Jesaja ziet de berg Sion, de plaats van Gods aanwezigheid, oprijzen boven alle bergen. En die plaats heeft in zijn visioen een onweerstaanbare aantrekkingskracht op álle volkeren, op talloze naties. Gezamenlijk trekken ze erheen. Zo is de berg Sion de goddelijke tegenhanger van de toren van Babel. De toren van Babel, van menselijke makelij, als een ultieme poging van de mens om over eigen leven – en daarmee onvermijdelijk ook over andermans leven – te heersen, bracht verdeeldheid teweeg. De berg Sion echter verenigt de volkeren. God heerst er op zo’n wijze dat vrede tot stand komt. Geen vrede die al het gedane onrecht bedekt en verbloemt, maar duurzame vrede die slechts tot stand komt in en door Gods oordeel naar recht. Wapens worden omgesmeed tot ploegijzers, tot sikkels. Tot werktuigen die het leven voeden, in plaats vernietigen.

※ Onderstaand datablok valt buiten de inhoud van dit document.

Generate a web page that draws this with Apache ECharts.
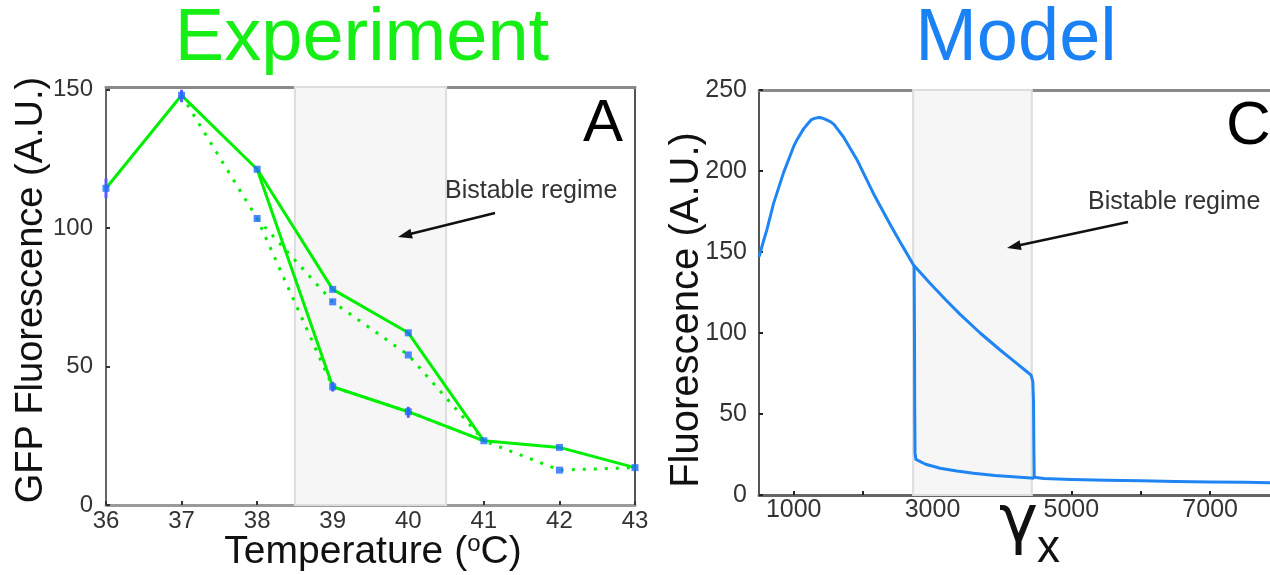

Ja, een troostrijk visioen. Een visioen dat Jesaja vervuld ziet ‘op het einde der dagen’, in de toekomst. De werkelijkheid van nu is vaak en op veel plaatsen anders. We hoeven maar naar het nieuws te kijken om daarmee geconfronteerd te worden. En ook in ons eigen leven is vrede soms ver te zoeken, in onze relaties met anderen, in onszelf. Is het visioen van Jesaja dan enkel bedoeld als houvast bij het uithouden van deze werkelijkheid? Maar Christus, de man van vrede, ís al gekomen, Hij heeft ons al verlost en vrede gebracht. Zijn vrede ís reeds een werkelijkheid die ons deel kan zijn. Niet een werkelijkheid waar we afgesloten zijn van de wereld en haar (en onze eigen) onverlostheid. Maar juist er middenin. Wij zijn geroepen om naar het voorbeeld van Christus mensen van vrede te zijn. Ook Hij heeft het kwaad gekend en is te midden daarvan mens geworden en mens gebleven. Wij zijn geroepen om als profeten het visioen van vrede levend te houden in onze wereld. Om vrede en eenheid te bevorderen op de plaats waar wij leven. In onze eigen steden, onze eigen gemeenschappen, onze eigen gezinnen en families. Van broeder Christian, een van de door moslimextremisten vermoorde trappisten van Tibhirine, is een kort gebed opgetekend dat hij veel gebeden heeft:
‘Heer, ontwapen mij. Heer, ontwapen hen.’
Laten wij in deze eerste Adventsweek het visioen van vrede levend houden op de plaats waar wij leven, en laten wij onze eigen ‘zwaarden en speren’ omsmeden tot werktuigen van vrede.
‘Heer, ontwapen mij. Heer, ontwapen hen.’ Dat dat ons gebed mag zijn.